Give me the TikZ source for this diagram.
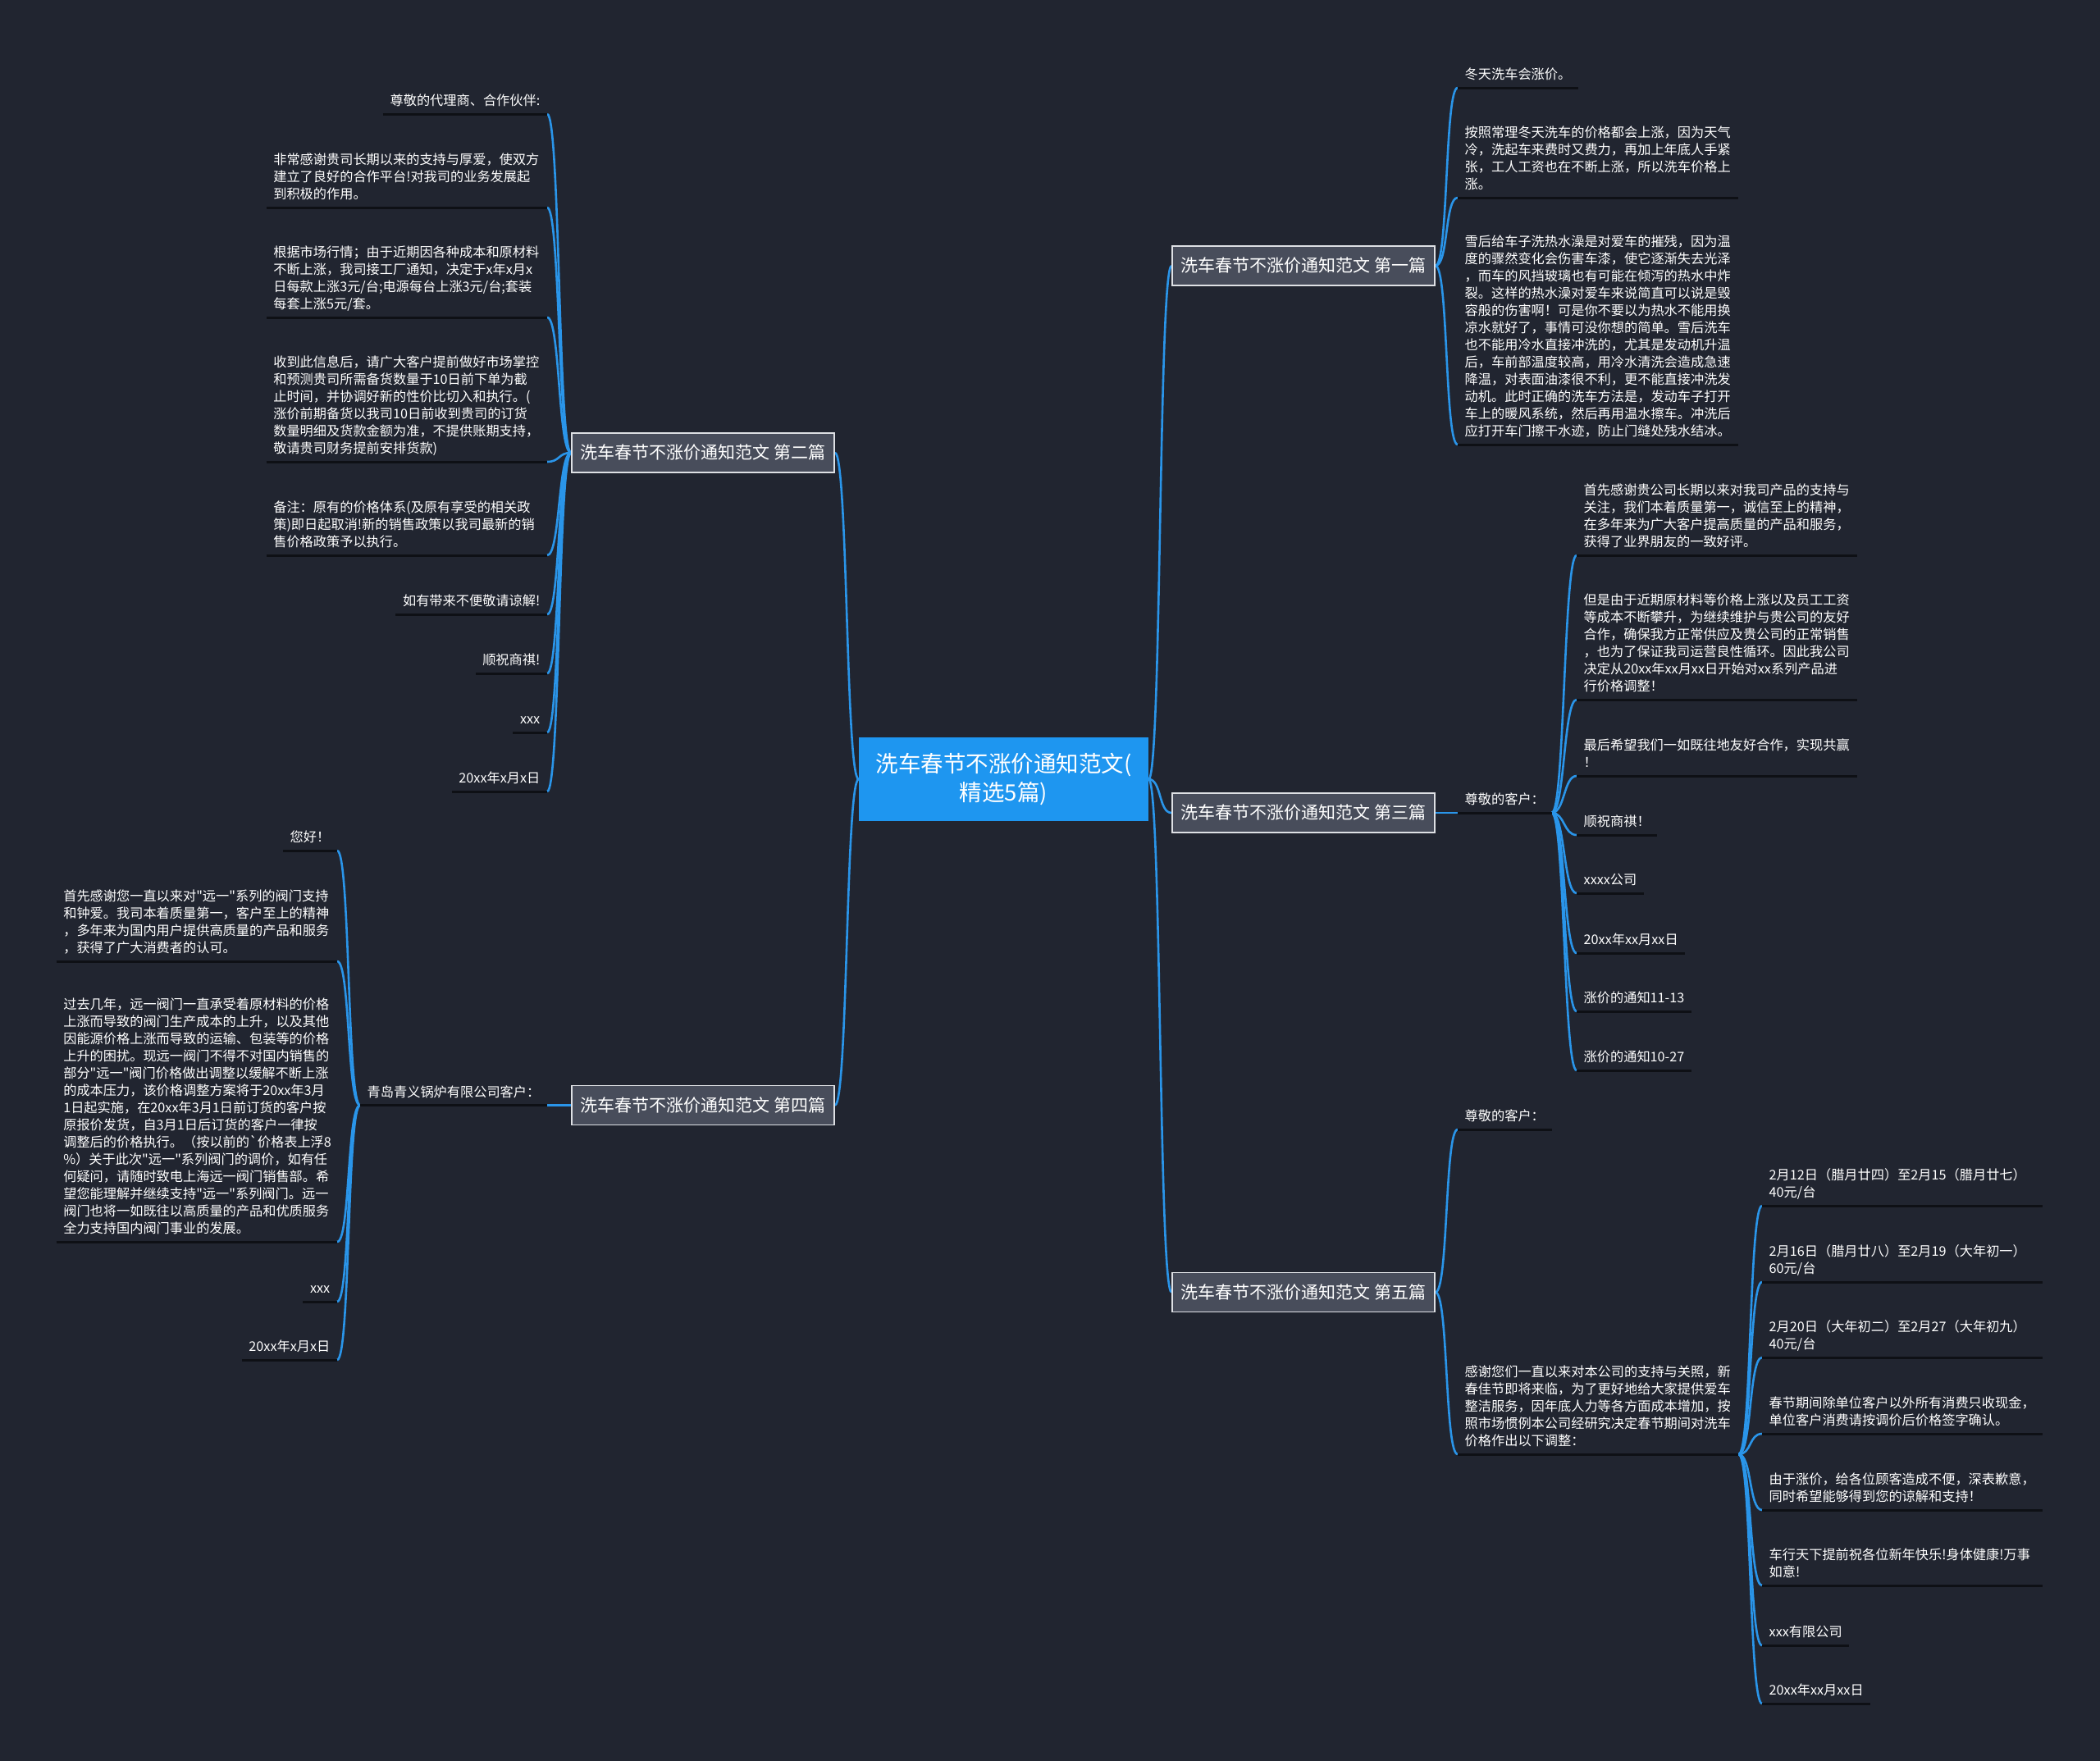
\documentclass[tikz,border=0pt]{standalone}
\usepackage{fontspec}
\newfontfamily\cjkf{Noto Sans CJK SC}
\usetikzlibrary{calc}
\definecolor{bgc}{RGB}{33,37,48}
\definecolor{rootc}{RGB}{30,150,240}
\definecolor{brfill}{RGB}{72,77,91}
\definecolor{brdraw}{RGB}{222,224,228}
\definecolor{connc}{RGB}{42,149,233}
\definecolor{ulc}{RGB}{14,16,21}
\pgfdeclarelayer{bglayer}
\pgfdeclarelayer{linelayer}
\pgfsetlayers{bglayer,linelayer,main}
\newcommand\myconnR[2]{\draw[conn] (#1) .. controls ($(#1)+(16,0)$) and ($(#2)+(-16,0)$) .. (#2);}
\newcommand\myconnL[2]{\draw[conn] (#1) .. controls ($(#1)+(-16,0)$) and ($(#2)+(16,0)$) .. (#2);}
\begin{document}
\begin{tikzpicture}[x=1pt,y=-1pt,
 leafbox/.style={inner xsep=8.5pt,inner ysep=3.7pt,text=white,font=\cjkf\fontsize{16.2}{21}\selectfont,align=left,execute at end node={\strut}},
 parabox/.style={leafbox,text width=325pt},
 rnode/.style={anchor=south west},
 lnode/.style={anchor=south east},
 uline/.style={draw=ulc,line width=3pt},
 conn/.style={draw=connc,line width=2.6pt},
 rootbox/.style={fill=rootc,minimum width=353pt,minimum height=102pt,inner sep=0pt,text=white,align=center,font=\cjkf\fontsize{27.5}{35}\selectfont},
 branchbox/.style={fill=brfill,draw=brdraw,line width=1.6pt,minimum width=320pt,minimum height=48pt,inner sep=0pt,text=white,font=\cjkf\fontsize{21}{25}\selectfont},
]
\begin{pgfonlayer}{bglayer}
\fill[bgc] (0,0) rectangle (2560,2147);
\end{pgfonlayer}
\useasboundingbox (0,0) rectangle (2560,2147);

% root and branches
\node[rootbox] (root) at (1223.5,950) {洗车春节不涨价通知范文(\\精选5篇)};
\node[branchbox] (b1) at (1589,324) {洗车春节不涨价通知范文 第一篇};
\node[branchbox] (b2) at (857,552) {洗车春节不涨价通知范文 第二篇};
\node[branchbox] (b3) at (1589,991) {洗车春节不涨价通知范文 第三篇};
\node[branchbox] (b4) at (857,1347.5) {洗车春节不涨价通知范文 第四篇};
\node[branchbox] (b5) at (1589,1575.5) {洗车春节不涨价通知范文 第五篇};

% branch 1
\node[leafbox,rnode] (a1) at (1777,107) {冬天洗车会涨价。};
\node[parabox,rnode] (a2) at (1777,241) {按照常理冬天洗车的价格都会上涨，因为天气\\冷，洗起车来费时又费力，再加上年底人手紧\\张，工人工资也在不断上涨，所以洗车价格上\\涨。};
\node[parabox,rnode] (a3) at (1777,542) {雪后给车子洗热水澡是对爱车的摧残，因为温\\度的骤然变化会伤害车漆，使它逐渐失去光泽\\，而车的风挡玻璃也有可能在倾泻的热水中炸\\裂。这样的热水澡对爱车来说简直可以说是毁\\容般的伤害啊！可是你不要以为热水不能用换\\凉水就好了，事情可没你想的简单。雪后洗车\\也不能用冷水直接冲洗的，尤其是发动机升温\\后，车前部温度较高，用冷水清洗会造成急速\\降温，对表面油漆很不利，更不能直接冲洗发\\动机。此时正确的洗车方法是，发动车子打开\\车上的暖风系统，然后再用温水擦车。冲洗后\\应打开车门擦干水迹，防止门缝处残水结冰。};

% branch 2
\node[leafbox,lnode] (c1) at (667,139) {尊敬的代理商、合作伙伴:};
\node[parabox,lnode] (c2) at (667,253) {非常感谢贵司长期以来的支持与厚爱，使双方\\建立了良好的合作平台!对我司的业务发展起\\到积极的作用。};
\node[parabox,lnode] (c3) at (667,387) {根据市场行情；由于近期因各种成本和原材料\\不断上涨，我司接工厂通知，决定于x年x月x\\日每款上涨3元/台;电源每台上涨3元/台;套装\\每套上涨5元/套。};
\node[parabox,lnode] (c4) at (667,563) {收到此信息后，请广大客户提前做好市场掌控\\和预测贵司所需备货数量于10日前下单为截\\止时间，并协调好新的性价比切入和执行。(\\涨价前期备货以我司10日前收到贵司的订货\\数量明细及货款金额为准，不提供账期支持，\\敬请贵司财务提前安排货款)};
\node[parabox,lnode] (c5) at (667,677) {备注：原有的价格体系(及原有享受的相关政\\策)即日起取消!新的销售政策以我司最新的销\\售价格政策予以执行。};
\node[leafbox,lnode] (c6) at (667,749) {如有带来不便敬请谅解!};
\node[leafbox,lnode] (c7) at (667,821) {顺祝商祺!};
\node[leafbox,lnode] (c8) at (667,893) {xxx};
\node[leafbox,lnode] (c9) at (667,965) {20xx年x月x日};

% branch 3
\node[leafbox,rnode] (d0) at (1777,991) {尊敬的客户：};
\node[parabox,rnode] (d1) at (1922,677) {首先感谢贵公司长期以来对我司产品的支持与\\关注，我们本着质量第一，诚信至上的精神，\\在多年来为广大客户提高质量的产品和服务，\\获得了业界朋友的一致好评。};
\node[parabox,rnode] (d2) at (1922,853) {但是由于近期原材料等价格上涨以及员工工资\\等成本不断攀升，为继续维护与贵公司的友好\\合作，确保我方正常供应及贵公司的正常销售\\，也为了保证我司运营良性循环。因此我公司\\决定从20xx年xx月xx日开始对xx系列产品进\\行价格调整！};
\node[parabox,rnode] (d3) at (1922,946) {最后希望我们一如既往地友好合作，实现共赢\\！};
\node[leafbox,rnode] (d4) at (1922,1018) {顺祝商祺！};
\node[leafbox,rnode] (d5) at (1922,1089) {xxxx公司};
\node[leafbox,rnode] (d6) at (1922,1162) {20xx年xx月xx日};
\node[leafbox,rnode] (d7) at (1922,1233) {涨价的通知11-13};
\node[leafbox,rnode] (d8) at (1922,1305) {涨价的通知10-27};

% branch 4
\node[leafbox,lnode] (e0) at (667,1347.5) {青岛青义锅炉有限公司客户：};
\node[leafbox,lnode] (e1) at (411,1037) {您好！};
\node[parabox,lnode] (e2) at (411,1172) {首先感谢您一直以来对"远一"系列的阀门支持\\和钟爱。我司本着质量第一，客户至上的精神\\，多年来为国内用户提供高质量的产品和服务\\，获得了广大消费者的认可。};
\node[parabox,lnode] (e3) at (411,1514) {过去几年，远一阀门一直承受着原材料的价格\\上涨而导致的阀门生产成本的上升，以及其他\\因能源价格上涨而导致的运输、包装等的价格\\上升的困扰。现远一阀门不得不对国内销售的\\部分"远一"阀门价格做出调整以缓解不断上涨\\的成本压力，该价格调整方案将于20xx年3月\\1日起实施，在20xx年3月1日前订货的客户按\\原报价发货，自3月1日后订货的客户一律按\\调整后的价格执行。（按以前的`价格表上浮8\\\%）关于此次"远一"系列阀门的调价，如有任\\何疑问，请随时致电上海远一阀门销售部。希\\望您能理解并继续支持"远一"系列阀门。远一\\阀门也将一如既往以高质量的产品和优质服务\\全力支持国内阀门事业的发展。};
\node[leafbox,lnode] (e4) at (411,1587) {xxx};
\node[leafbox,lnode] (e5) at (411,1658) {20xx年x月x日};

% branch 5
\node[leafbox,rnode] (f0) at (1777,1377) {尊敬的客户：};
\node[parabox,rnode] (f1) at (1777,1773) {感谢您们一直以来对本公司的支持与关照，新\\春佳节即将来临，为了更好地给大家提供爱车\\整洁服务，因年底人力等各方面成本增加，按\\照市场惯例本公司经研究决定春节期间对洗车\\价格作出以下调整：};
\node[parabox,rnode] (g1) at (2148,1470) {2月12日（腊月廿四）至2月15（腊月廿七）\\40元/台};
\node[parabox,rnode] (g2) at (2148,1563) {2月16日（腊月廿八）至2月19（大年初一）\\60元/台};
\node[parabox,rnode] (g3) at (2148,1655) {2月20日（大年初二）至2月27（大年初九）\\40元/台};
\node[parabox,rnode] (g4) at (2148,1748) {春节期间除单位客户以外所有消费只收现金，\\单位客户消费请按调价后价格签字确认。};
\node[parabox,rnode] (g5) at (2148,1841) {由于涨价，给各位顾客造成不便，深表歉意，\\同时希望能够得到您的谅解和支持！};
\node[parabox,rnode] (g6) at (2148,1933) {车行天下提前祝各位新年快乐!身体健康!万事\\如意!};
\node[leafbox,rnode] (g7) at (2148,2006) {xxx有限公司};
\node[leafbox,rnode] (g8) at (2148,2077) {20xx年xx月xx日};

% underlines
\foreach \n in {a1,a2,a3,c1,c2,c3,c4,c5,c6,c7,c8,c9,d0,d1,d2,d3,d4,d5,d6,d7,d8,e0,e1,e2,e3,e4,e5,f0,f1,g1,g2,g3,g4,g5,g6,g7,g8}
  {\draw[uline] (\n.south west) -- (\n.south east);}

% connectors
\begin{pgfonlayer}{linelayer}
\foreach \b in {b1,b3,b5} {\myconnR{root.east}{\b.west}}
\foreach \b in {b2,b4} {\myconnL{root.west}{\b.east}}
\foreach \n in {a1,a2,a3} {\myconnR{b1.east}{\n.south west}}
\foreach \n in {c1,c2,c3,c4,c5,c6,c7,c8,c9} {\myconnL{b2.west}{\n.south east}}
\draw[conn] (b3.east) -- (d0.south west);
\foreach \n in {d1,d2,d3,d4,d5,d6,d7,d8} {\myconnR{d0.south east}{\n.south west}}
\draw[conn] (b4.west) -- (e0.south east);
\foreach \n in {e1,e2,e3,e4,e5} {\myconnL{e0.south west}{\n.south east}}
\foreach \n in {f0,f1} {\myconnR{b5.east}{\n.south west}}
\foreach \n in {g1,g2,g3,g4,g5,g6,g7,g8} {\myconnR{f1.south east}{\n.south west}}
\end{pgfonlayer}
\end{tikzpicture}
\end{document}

++++++++++++++++++++

Give back exactly the lines from the first line of the data through the line with "(b5) at (1589,1575.5)", pictures excluded.

Give me the TikZ source for this diagram.
\documentclass[tikz,border=0pt]{standalone}
\usepackage{fontspec}
\newfontfamily\cjkf{Noto Sans CJK SC}
\usetikzlibrary{calc}
\definecolor{bgc}{RGB}{33,37,48}
\definecolor{rootc}{RGB}{30,150,240}
\definecolor{brfill}{RGB}{72,77,91}
\definecolor{brdraw}{RGB}{222,224,228}
\definecolor{connc}{RGB}{42,149,233}
\definecolor{ulc}{RGB}{14,16,21}
\pgfdeclarelayer{bglayer}
\pgfdeclarelayer{linelayer}
\pgfsetlayers{bglayer,linelayer,main}
\newcommand\myconnR[2]{\draw[conn] (#1) .. controls ($(#1)+(16,0)$) and ($(#2)+(-16,0)$) .. (#2);}
\newcommand\myconnL[2]{\draw[conn] (#1) .. controls ($(#1)+(-16,0)$) and ($(#2)+(16,0)$) .. (#2);}
\begin{document}
\begin{tikzpicture}[x=1pt,y=-1pt,
 leafbox/.style={inner xsep=8.5pt,inner ysep=3.7pt,text=white,font=\cjkf\fontsize{16.2}{21}\selectfont,align=left,execute at end node={\strut}},
 parabox/.style={leafbox,text width=325pt},
 rnode/.style={anchor=south west},
 lnode/.style={anchor=south east},
 uline/.style={draw=ulc,line width=3pt},
 conn/.style={draw=connc,line width=2.6pt},
 rootbox/.style={fill=rootc,minimum width=353pt,minimum height=102pt,inner sep=0pt,text=white,align=center,font=\cjkf\fontsize{27.5}{35}\selectfont},
 branchbox/.style={fill=brfill,draw=brdraw,line width=1.6pt,minimum width=320pt,minimum height=48pt,inner sep=0pt,text=white,font=\cjkf\fontsize{21}{25}\selectfont},
]
\begin{pgfonlayer}{bglayer}
\fill[bgc] (0,0) rectangle (2560,2147);
\end{pgfonlayer}
\useasboundingbox (0,0) rectangle (2560,2147);

% root and branches
\node[rootbox] (root) at (1223.5,950) {洗车春节不涨价通知范文(\\精选5篇)};
\node[branchbox] (b1) at (1589,324) {洗车春节不涨价通知范文 第一篇};
\node[branchbox] (b2) at (857,552) {洗车春节不涨价通知范文 第二篇};
\node[branchbox] (b3) at (1589,991) {洗车春节不涨价通知范文 第三篇};
\node[branchbox] (b4) at (857,1347.5) {洗车春节不涨价通知范文 第四篇};
\node[branchbox] (b5) at (1589,1575.5) {洗车春节不涨价通知范文 第五篇};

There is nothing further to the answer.